Теоретически, нет. Но здесь сейчас создается такая обстановка, в которой мне просто делать нечего. Приведу вам еще один пример. Последняя наша встреча с замечательным артистом Борисом Федоровичем Ильиным (здесь хорошо его знают и помнят) произошла в больнице. Оба лежали, болели, двери у нас были через коридор. Он был могучий человек, но как только ему исполнилось 60, ушел на пенсию. Я зашел к нему в палату, мы сидели, разговаривали, я спросил: «Борис Федорович, я все­таки вас не понимаю!

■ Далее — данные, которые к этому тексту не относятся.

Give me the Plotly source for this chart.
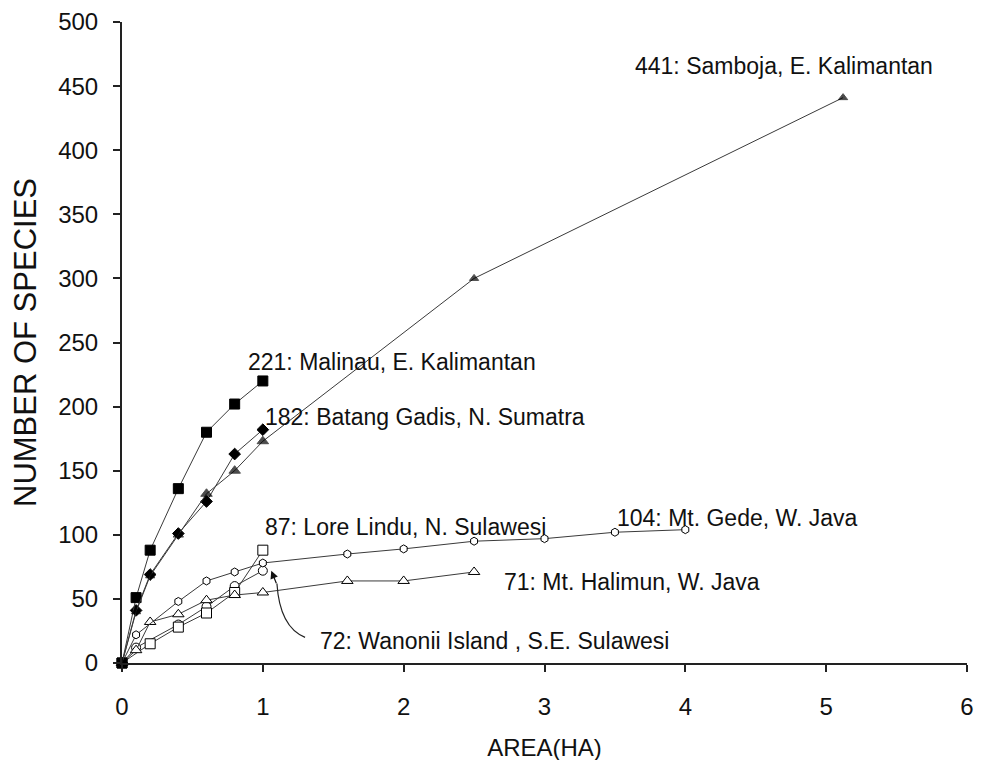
import plotly.graph_objects as go

# ---- data (area in ha, number of species) ----
area_malinau = [0, 0.1, 0.2, 0.4, 0.6, 0.8, 1.0]
sp_malinau = [0, 51, 88, 136, 180, 202, 220]

area_batang = [0, 0.1, 0.2, 0.4, 0.6, 0.8, 1.0]
sp_batang = [0, 41, 69, 101, 126, 163, 182]

area_samboja = [0, 0.1, 0.2, 0.4, 0.6, 0.8, 1.0, 2.5, 5.12]
sp_samboja = [0, 40, 68, 100, 132, 150, 173, 300, 441]

area_lore = [0, 0.2, 0.4, 0.6, 0.8, 1.0]
sp_lore = [0, 15, 28, 39, 55, 88]

area_wanonii = [0, 0.1, 0.4, 0.6, 0.8, 1.0]
sp_wanonii = [0, 12, 30, 44, 60, 72]

area_gede = [0, 0.1, 0.4, 0.6, 0.8, 1.0, 1.6, 2.0, 2.5, 3.0, 3.5, 4.0]
sp_gede = [0, 22, 48, 64, 71, 78, 85, 89, 95, 97, 102, 104]

area_halimun = [0, 0.1, 0.2, 0.4, 0.6, 0.8, 1.0, 1.6, 2.0, 2.5]
sp_halimun = [0, 10, 32, 38, 49, 53, 55, 64, 64, 71]

x_ticks = [0, 1, 2, 3, 4, 5, 6]
y_ticks = [0, 50, 100, 150, 200, 250, 300, 350, 400, 450, 500]

labels = [
    ("441: Samboja, E. Kalimantan", 3.63, 466),
    ("221: Malinau, E. Kalimantan", 0.88, 235),
    ("182: Batang Gadis, N. Sumatra", 1.0, 192),
    ("87: Lore Lindu, N. Sulawesi", 1.0, 106),
    ("104: Mt. Gede, W. Java", 3.5, 113),
    ("71: Mt. Halimun, W. Java", 2.7, 63),
    ("72: Wanonii Island , S.E. Sulawesi", 1.39, 17),
]

FONT = "Liberation Sans, Arial, sans-serif"
LINE = dict(color="#3a3a3a", width=1)

fig = go.Figure()


def add(x, y, symbol, size, fill, name, lw=1):
    fig.add_trace(go.Scatter(
        x=x, y=y, mode="lines+markers", name=name,
        line=LINE,
        marker=dict(symbol=symbol, size=size, color=fill,
                    line=dict(color="black", width=lw)),
        cliponaxis=False, showlegend=False))


add(area_wanonii, sp_wanonii, "circle", 9, "white", "Wanonii")
add(area_lore, sp_lore, "square", 10, "white", "Lore Lindu")
add(area_halimun, sp_halimun, "triangle-up", 10, "white", "Mt. Halimun")
add(area_gede, sp_gede, "hexagon", 8, "white", "Mt. Gede")
add(area_batang, sp_batang, "diamond", 9, "black", "Batang Gadis")
add(area_malinau, sp_malinau, "square", 10, "black", "Malinau")
add(area_samboja, sp_samboja, "triangle-up",
    [8, 8, 8, 9, 10, 10, 10, 8, 8], "black", "Samboja")

for text, x, y in labels:
    fig.add_annotation(x=x, y=y, text=text, showarrow=False,
                       xanchor="left", yanchor="middle",
                       font=dict(family=FONT, size=23, color="#111"))

# curved pointer for Wanonii label
fig.add_shape(type="path", path="M 1.3,20 Q 1.12,28 1.1,62",
              line=dict(color="#222", width=1.2), xref="x", yref="y")
fig.add_annotation(x=1.06, y=72, ax=1.1, ay=61, axref="x", ayref="y",
                   xref="x", yref="y", text="", showarrow=True,
                   arrowhead=2, arrowsize=1.3, arrowwidth=1.2,
                   arrowcolor="#111")

axis_common = dict(
    showline=True, linecolor="#222", linewidth=2, ticks="outside",
    ticklen=7, tickcolor="#222", tickwidth=1.5, showgrid=False,
    zeroline=False, automargin=False,
    tickfont=dict(family=FONT, size=24, color="#111"),
)

fig.update_xaxes(range=[0, 6], tickvals=x_ticks, ticklabelstandoff=14,
                 title=dict(text="AREA(HA)", standoff=20,
                            font=dict(family=FONT, size=24, color="#111")),
                 **axis_common)
fig.update_yaxes(range=[0, 500], tickvals=y_ticks, ticklabelstandoff=10,
                 title=dict(text="NUMBER OF SPECIES", standoff=16,
                            font=dict(family=FONT, size=31, color="#111")),
                 **axis_common)

fig.update_layout(
    width=983, height=760,
    margin=dict(l=114, r=24, t=14, b=105, autoexpand=False),
    paper_bgcolor="white", plot_bgcolor="white",
)

fig.write_html("out.html")
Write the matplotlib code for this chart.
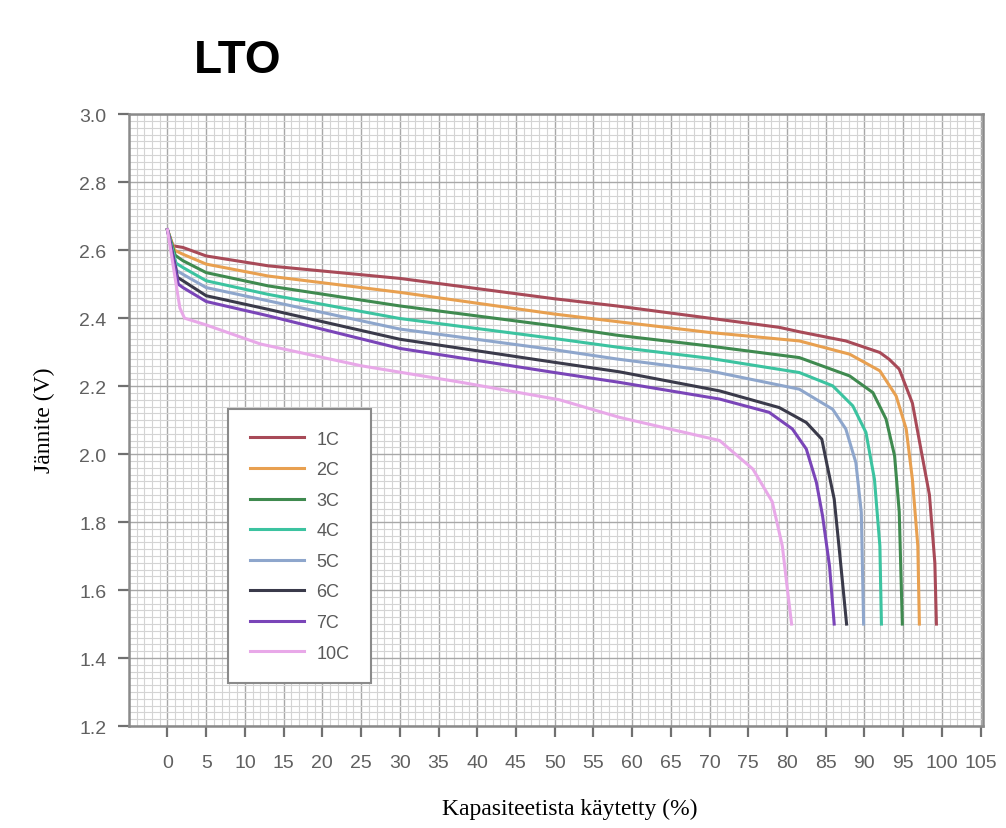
import numpy as np
from matplotlib import pyplot as plt
from matplotlib.ticker import MultipleLocator

# discharge curves, values (x = % capacity used, y = volts)
x_1c = [0, 0.7, 2, 5, 13, 30, 50, 58, 70, 79, 81.6, 87.6, 92.0, 93.2, 94.5, 96.2, 97.5, 98.4, 99.1, 99.3]
y_1c = [2.66, 2.613, 2.608, 2.583, 2.554, 2.517, 2.457, 2.436, 2.40, 2.373, 2.36, 2.333, 2.299, 2.279, 2.25, 2.15, 1.99, 1.88, 1.68, 1.50]

x_2c = [0, 0.9, 2, 5, 13, 30, 50, 58, 70, 81.6, 88.1, 92.0, 94.1, 95.4, 96.2, 96.9, 97.1]
y_2c = [2.66, 2.60, 2.588, 2.559, 2.524, 2.476, 2.412, 2.39, 2.358, 2.333, 2.294, 2.245, 2.171, 2.074, 1.926, 1.73, 1.50]

x_3c = [0, 1.0, 2, 5, 13, 30, 50, 58, 70, 81.6, 88.1, 91.1, 92.8, 93.9, 94.5, 94.9]
y_3c = [2.66, 2.585, 2.569, 2.534, 2.495, 2.436, 2.377, 2.35, 2.318, 2.284, 2.230, 2.181, 2.103, 1.995, 1.83, 1.50]

x_4c = [0, 1.1, 2, 5, 13, 30, 50, 58, 70, 81.6, 85.9, 88.5, 90.2, 91.3, 92.0, 92.2]
y_4c = [2.66, 2.562, 2.549, 2.51, 2.47, 2.399, 2.340, 2.315, 2.282, 2.240, 2.201, 2.142, 2.064, 1.926, 1.73, 1.50]

x_5c = [0, 1.2, 2, 5, 13, 30, 50, 58, 70, 81.6, 85.9, 87.6, 88.9, 89.6, 89.9]
y_5c = [2.66, 2.54, 2.529, 2.49, 2.451, 2.368, 2.307, 2.28, 2.245, 2.191, 2.132, 2.074, 1.975, 1.829, 1.50]

x_6c = [0, 1.3, 2, 5, 13, 30, 50, 58.4, 71.3, 79.0, 82.5, 84.5, 85.2, 86.1, 86.8, 87.7]
y_6c = [2.66, 2.52, 2.510, 2.466, 2.426, 2.338, 2.27, 2.242, 2.186, 2.137, 2.093, 2.044, 1.966, 1.868, 1.71, 1.50]

x_7c = [0, 1.4, 2, 5, 13, 30, 50, 58.4, 71.3, 77.7, 80.7, 82.5, 83.8, 84.6, 85.5, 86.1]
y_7c = [2.66, 2.50, 2.49, 2.449, 2.407, 2.311, 2.24, 2.211, 2.162, 2.123, 2.074, 2.015, 1.917, 1.818, 1.67, 1.50]

x_10c = [0, 1.6, 2.2, 5, 12, 25, 38, 50.6, 58.4, 71.3, 75.6, 78.1, 79.4, 80.1, 80.6]
y_10c = [2.66, 2.43, 2.40, 2.38, 2.324, 2.26, 2.211, 2.16, 2.108, 2.04, 1.956, 1.86, 1.73, 1.594, 1.50]

labels = ['1C', '2C', '3C', '4C', '5C', '6C', '7C', '10C']
colors = ['#a84a58', '#e8a050', '#3f8a4f', '#3cc3a0', '#8ea6cc', '#3a3a4a', '#7a45b8', '#e8a8e8']
xs = [x_1c, x_2c, x_3c, x_4c, x_5c, x_6c, x_7c, x_10c]
ys = [y_1c, y_2c, y_3c, y_4c, y_5c, y_6c, y_7c, y_10c]

plt.rcParams['font.family'] = ['Liberation Sans', 'DejaVu Sans']

fig = plt.figure(figsize=(10.06, 8.29), dpi=100)
ax = fig.add_axes([0.128, 0.123, 0.849, 0.738])

for x, y, c, l in zip(xs, ys, colors, labels):
    ax.plot(x, y, color=c, lw=2.2, label=l, zorder=3, solid_joinstyle='round')

ax.set_xlim(-5, 105.3)
ax.set_ylim(1.2, 3.0)
ax.xaxis.set_minor_locator(MultipleLocator(1))
ax.yaxis.set_minor_locator(MultipleLocator(0.02))
ax.set_xticks(np.arange(0, 106, 5))
ax.set_yticks(np.round(np.arange(1.2, 3.01, 0.2), 1))
ax.yaxis.set_major_formatter(plt.FormatStrFormatter('%.1f'))

ax.grid(which='major', color='#a8a8a8', lw=1.0, zorder=0)
ax.grid(which='minor', color='#d4d4d4', lw=0.8, zorder=0)
ax.set_axisbelow(True)

for s in ax.spines.values():
    s.set_color('#8a8a8a')
    s.set_linewidth(1.8)
ax.tick_params(which='major', length=8, width=1.6, color='#707070',
               labelsize=14, labelcolor='#606060', pad=8)
ax.tick_params(which='minor', length=0)
ax.tick_params(axis='x', pad=12)

ax.set_xlabel('Kapasiteetista käytetty (%)', family='Liberation Serif', fontsize=17)
ax.set_ylabel('Jännite (V)', family='Liberation Serif', fontsize=17)
ax.xaxis.set_label_coords(0.516, -0.118)
ax.yaxis.set_label_coords(-0.086, 0.502)

leg = ax.legend(loc='upper left', bbox_to_anchor=(0.116, 0.518), fontsize=13,
                handlelength=3.0, labelspacing=0.75, borderpad=1.2,
                handletextpad=0.7, fancybox=False, framealpha=1,
                edgecolor='#8a8a8a', borderaxespad=0)
leg.get_frame().set_linewidth(1.5)
for t in leg.get_texts():
    t.set_color('#5a5a5a')

fig.text(0.236, 0.927, 'LTO', fontsize=33, fontweight='bold', ha='center', va='center')

fig.savefig('out.png', dpi=100)
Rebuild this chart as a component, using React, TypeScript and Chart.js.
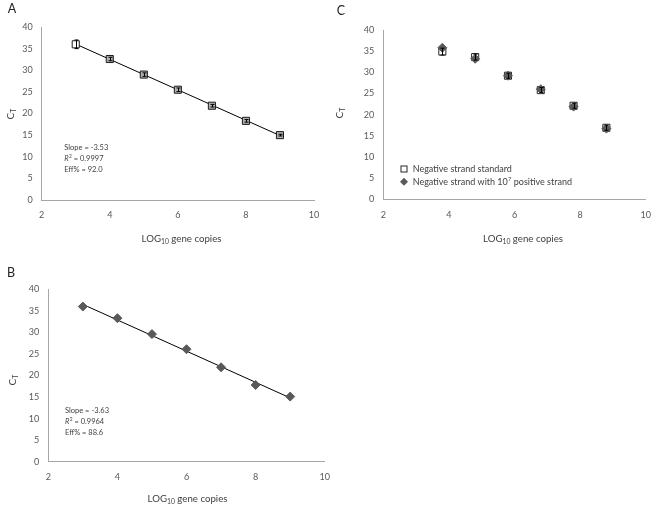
import React, { useEffect, useRef } from "react";
import { Chart, registerables } from "chart.js";

Chart.register(...registerables);

// ---------------- data ----------------
const xTickValues = [2, 4, 6, 8, 10];
const yTickValues = [0, 5, 10, 15, 20, 25, 30, 35, 40];

const logCopiesA = [3, 4, 5, 6, 7, 8, 9];
const ctA = [36.0, 32.6, 29.0, 25.5, 21.8, 18.3, 15.0];
const errA = [1.0, 0.4, 0.4, 0.4, 0.3, 0.3, 0.2];
const trendXA = [3, 9];
const trendYA = [36.05, 14.9];
const statsA = ["Slope = -3.53", " = 0.9997", "Eff% = 92.0"];

const logCopiesB = [3, 4, 5, 6, 7, 8, 9];
const ctB = [36.0, 33.3, 29.6, 26.1, 21.9, 17.8, 15.1];
const trendXB = [3, 9];
const trendYB = [36.5, 14.8];
const statsB = ["Slope = -3.63", " = 0.9964", "Eff% = 88.6"];

const logCopiesC = [3.8, 4.8, 5.8, 6.8, 7.8, 8.8];
const ctCStandard = [34.9, 33.6, 29.2, 25.8, 22.1, 16.9];
const errCStandard = [0.8, 0.7, 0.6, 0.6, 0.6, 0.6];
const ctCWithPositive = [35.8, 33.2, 29.2, 26.0, 21.9, 16.7];
const legendC = ["Negative strand standard", "Negative strand with 10", "7", " positive strand"];

const panelLabels = ["A", "B", "C"];

// ---------------- styling helpers ----------------
const FONT = "Lato, 'Open Sans', sans-serif";
const TEXT = "#404040";
const AXIS = "#a6a6a6";
const DARK = "#595959";

const pts = (xs: number[], ys: number[]) => xs.map((x, i) => ({ x, y: ys[i] }));

let measureCtx: CanvasRenderingContext2D | null = null;
function textWidth(text: string, size: number, style = ""): number {
  if (!measureCtx) measureCtx = document.createElement("canvas").getContext("2d");
  const c = measureCtx as CanvasRenderingContext2D;
  c.font = `${style}${size}px ${FONT}`;
  return c.measureText(text).width;
}
// font size so that the text has the width seen in the reference
function fitSize(widthAt10: number, target: number) {
  return (10 * target) / widthAt10;
}

function drawXTitle(ctx: CanvasRenderingContext2D, cx: number, cy: number) {
  const w10 = textWidth("LOG", 10) + textWidth("10", 7) + textWidth(" gene copies", 10);
  const s = fitSize(w10, 80);
  const big = `${s}px ${FONT}`;
  const small = `${s * 0.7}px ${FONT}`;
  ctx.save();
  ctx.fillStyle = TEXT;
  ctx.textAlign = "left";
  ctx.textBaseline = "middle";
  ctx.font = big;
  const w1 = ctx.measureText("LOG").width;
  const w3 = ctx.measureText(" gene copies").width;
  ctx.font = small;
  const w2 = ctx.measureText("10").width;
  let x = cx - (w1 + w2 + w3) / 2;
  ctx.font = big;
  ctx.fillText("LOG", x, cy);
  x += w1;
  ctx.font = small;
  ctx.fillText("10", x, cy + 3);
  x += w2;
  ctx.font = big;
  ctx.fillText(" gene copies", x, cy);
  ctx.restore();
}

function drawYTitle(ctx: CanvasRenderingContext2D, cx: number, cy: number) {
  const big = `10px ${FONT}`;
  const small = `7px ${FONT}`;
  ctx.save();
  ctx.translate(cx, cy);
  ctx.rotate(-Math.PI / 2);
  ctx.fillStyle = TEXT;
  ctx.textAlign = "left";
  ctx.textBaseline = "middle";
  ctx.font = big;
  const w1 = ctx.measureText("C").width;
  ctx.font = small;
  const w2 = ctx.measureText("T").width;
  const x0 = -(w1 + w2) / 2;
  ctx.font = big;
  ctx.fillText("C", x0, 0);
  ctx.font = small;
  ctx.fillText("T", x0 + w1, 3);
  ctx.restore();
}

function drawStats(ctx: CanvasRenderingContext2D, stats: string[], x: number, y: number) {
  const s = fitSize(textWidth(stats[0], 10), 44);
  const f = `${s}px ${FONT}`;
  const fi = `italic ${s}px ${FONT}`;
  const fs = `${s * 0.65}px ${FONT}`;
  const lh = 11;
  ctx.save();
  ctx.fillStyle = TEXT;
  ctx.textAlign = "left";
  ctx.textBaseline = "middle";
  ctx.font = f;
  ctx.fillText(stats[0], x, y);
  ctx.font = fi;
  ctx.fillText("R", x, y + lh);
  let xx = x + ctx.measureText("R").width;
  ctx.font = fs;
  ctx.fillText("2", xx + 0.3, y + lh - 2.5);
  xx += ctx.measureText("2").width + 0.3;
  ctx.font = f;
  ctx.fillText(stats[1], xx, y + lh);
  ctx.fillText(stats[2], x, y + 2 * lh);
  ctx.restore();
}

function drawPanelLabel(ctx: CanvasRenderingContext2D, text: string, x: number, y: number) {
  ctx.save();
  ctx.fillStyle = "#222";
  ctx.font = `12.5px ${FONT}`;
  ctx.textAlign = "center";
  ctx.textBaseline = "middle";
  ctx.fillText(text, x, y);
  ctx.restore();
}

function drawLegendC(ctx: CanvasRenderingContext2D, mx: number, tx: number, y1: number, y2: number) {
  const w10 = textWidth(legendC[1], 10) + textWidth(legendC[2], 6.5) + textWidth(legendC[3], 10);
  const s = fitSize(w10, 159);
  const f = `${s}px ${FONT}`;
  const fs = `${s * 0.65}px ${FONT}`;
  ctx.save();
  // square marker
  ctx.fillStyle = "#fff";
  ctx.strokeStyle = "#262626";
  ctx.lineWidth = 1;
  ctx.fillRect(mx - 3, y1 - 3, 6, 6);
  ctx.strokeRect(mx - 3, y1 - 3, 6, 6);
  // diamond marker
  ctx.fillStyle = DARK;
  ctx.beginPath();
  ctx.moveTo(mx, y2 - 4);
  ctx.lineTo(mx + 4, y2);
  ctx.lineTo(mx, y2 + 4);
  ctx.lineTo(mx - 4, y2);
  ctx.closePath();
  ctx.fill();
  ctx.fillStyle = TEXT;
  ctx.textAlign = "left";
  ctx.textBaseline = "middle";
  ctx.font = f;
  ctx.fillText(legendC[0], tx, y1);
  ctx.fillText(legendC[1], tx, y2);
  let x = tx + ctx.measureText(legendC[1]).width;
  ctx.font = fs;
  ctx.fillText(legendC[2], x + 0.3, y2 - 3);
  x += ctx.measureText(legendC[2]).width + 0.3;
  ctx.font = f;
  ctx.fillText(legendC[3], x, y2);
  ctx.restore();
}

// ---------------- panels ----------------
type Area = { l: number; t: number; r: number; b: number };
type Panel = {
  key: string;
  left: number;
  top: number;
  w: number;
  h: number;
  area: Area;
  datasets: any[];
  overlay: (ctx: CanvasRenderingContext2D) => void;
};

const panels: Panel[] = [
  {
    key: "A",
    left: 0,
    top: 0,
    w: 330,
    h: 250,
    area: { l: 41.7, t: 27, r: 314, b: 200 },
    datasets: [
      {
        data: pts(logCopiesA, ctA),
        errorBars: errA,
        pointStyle: "rect",
        pointRadius: 5,
        pointBorderColor: "#1a1a1a",
        pointBorderWidth: 1,
        pointBackgroundColor: (c: any) => (c.dataIndex === 0 ? "#ffffff" : "#b0b0b0"),
        showLine: false,
      },
      {
        data: pts(trendXA, trendYA),
        showLine: true,
        pointRadius: 0,
        borderColor: "#000",
        borderWidth: 1,
      },
    ],
    overlay: (ctx) => {
      drawPanelLabel(ctx, panelLabels[0], 12, 9);
      drawXTitle(ctx, 181.5, 239);
      drawYTitle(ctx, 11, 114);
      drawStats(ctx, statsA, 64.3, 147.5);
    },
  },
  {
    key: "B",
    left: 0,
    top: 250,
    w: 340,
    h: 259,
    area: { l: 48.3, t: 39.3, r: 325, b: 211.7 },
    datasets: [
      {
        data: pts(logCopiesB, ctB),
        pointStyle: "rectRot",
        pointRadius: 4.5,
        pointBorderColor: DARK,
        pointBorderWidth: 1,
        pointBackgroundColor: DARK,
        showLine: false,
      },
      {
        data: pts(trendXB, trendYB),
        showLine: true,
        pointRadius: 0,
        borderColor: "#000",
        borderWidth: 1,
      },
    ],
    overlay: (ctx) => {
      drawPanelLabel(ctx, panelLabels[1], 11, 23);
      drawXTitle(ctx, 187.5, 249.3);
      drawYTitle(ctx, 13, 130);
      drawStats(ctx, statsB, 65, 161);
    },
  },
  {
    key: "C",
    left: 330,
    top: 0,
    w: 331,
    h: 250,
    area: { l: 53.3, t: 30, r: 322.7, b: 199.3 },
    datasets: [
      {
        data: pts(logCopiesC, ctCWithPositive),
        pointStyle: "rectRot",
        pointRadius: 4.5,
        pointBorderColor: DARK,
        pointBorderWidth: 1,
        pointBackgroundColor: DARK,
        showLine: false,
      },
      {
        data: pts(logCopiesC, ctCStandard),
        errorBars: errCStandard,
        pointStyle: "rect",
        pointRadius: 5,
        pointBorderColor: "#262626",
        pointBorderWidth: 1,
        pointBackgroundColor: "#ffffff",
        showLine: false,
      },
    ],
    overlay: (ctx) => {
      drawPanelLabel(ctx, panelLabels[2], 11, 11);
      drawXTitle(ctx, 193, 239);
      drawYTitle(ctx, 10, 113);
      drawLegendC(ctx, 74, 82.7, 169, 181.7);
    },
  },
];

const TICK_SIZE = fitSize(textWidth("40", 10), 10.5);

function scaleOpts(min: number, max: number, tickValues: number[], padding: number, fit: (s: any) => void) {
  return {
    type: "linear" as const,
    min,
    max,
    afterBuildTicks: (s: any) => {
      s.ticks = tickValues.map((v) => ({ value: v }));
    },
    afterFit: fit,
    grid: { display: false, drawTicks: false },
    border: { display: true, color: AXIS, width: 1 },
    ticks: {
      padding,
      color: DARK,
      font: { family: FONT, size: TICK_SIZE },
      maxRotation: 0,
      autoSkip: false,
    },
  };
}

const errorBarPlugin = {
  id: "errorBars",
  afterDatasetsDraw(chart: any) {
    const ctx = chart.ctx;
    const yScale = chart.scales.y;
    ctx.save();
    ctx.strokeStyle = "#000";
    ctx.lineWidth = 1;
    chart.data.datasets.forEach((ds: any, i: number) => {
      if (!ds.errorBars) return;
      const meta = chart.getDatasetMeta(i);
      meta.data.forEach((el: any, j: number) => {
        const v = ds.data[j].y;
        const e = ds.errorBars[j];
        const yTop = yScale.getPixelForValue(v + e);
        const yBot = yScale.getPixelForValue(v - e);
        const x = Math.round(el.x) + 0.5;
        ctx.beginPath();
        ctx.moveTo(x, yTop);
        ctx.lineTo(x, yBot);
        ctx.moveTo(x - 2, yTop);
        ctx.lineTo(x + 2, yTop);
        ctx.moveTo(x - 2, yBot);
        ctx.lineTo(x + 2, yBot);
        ctx.stroke();
      });
    });
    ctx.restore();
  },
};

function buildConfig(p: Panel): any {
  const a = p.area;
  return {
    type: "scatter",
    data: { datasets: p.datasets },
    options: {
      animation: false,
      responsive: false,
      maintainAspectRatio: false,
      events: [],
      layout: { padding: { top: a.t, right: p.w - a.r, left: 0, bottom: 0 } },
      plugins: { legend: { display: false }, tooltip: { enabled: false } },
      scales: {
        x: scaleOpts(2, 10, xTickValues, 10, (s: any) => {
          s.height = p.h - a.b;
        }),
        y: scaleOpts(0, 40, yTickValues, 9, (s: any) => {
          s.width = a.l;
        }),
      },
    },
    plugins: [
      errorBarPlugin,
      {
        id: "overlay" + p.key,
        afterDraw(chart: any) {
          p.overlay(chart.ctx);
        },
      },
    ],
  };
}

function PanelChart({ panel }: { panel: Panel }) {
  const ref = useRef<HTMLCanvasElement | null>(null);
  useEffect(() => {
    if (!ref.current) return;
    const chart = new Chart(ref.current, buildConfig(panel));
    return () => chart.destroy();
  }, [panel]);
  return (
    <canvas
      ref={ref}
      width={panel.w}
      height={panel.h}
      style={{ position: "absolute", left: panel.left, top: panel.top, width: panel.w, height: panel.h }}
    />
  );
}

export default function App() {
  return (
    <div
      style={{
        position: "absolute",
        left: 0,
        top: 0,
        width: 661,
        height: 509,
        background: "#fff",
        overflow: "hidden",
      }}
    >
      {panels.map((p) => (
        <PanelChart key={p.key} panel={p} />
      ))}
    </div>
  );
}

Украшение театра, настоящий, большой артист, блестящие роли, есть публика, зритель... Как же так? Мало ли что у вас заболело, ерунда эти недомогания – зачем же вы вдруг, вот так вот сразу оборвали все?» А он ответил: «Я как­то раз проснулся – и вдруг осознал всю свою жизнь. Что я делал?! Кривлялся на сцене, был клоуном, понимаете? Мне стало стыдно, я понял – так больше нельзя». Другой артист будет биться – дай ему заслуженного, дай ему народного, дай ему еще что­то... не выгонишь из театра. Ильин был человек, высоко ценящий искусство. Сколько бы потом его не приглашали на любые роли, он всегда отказывался. Говорил: в моем возрасте и в моем положении начинать новое дело уже поздно. Вот так он высоко ценил и себя как личность театра, и театр как искусство.
Свердловская киностудия под руководством нового директора занимается совсем другими делами – она делает деньги. Я не принимаю того, что там сейчас происходит.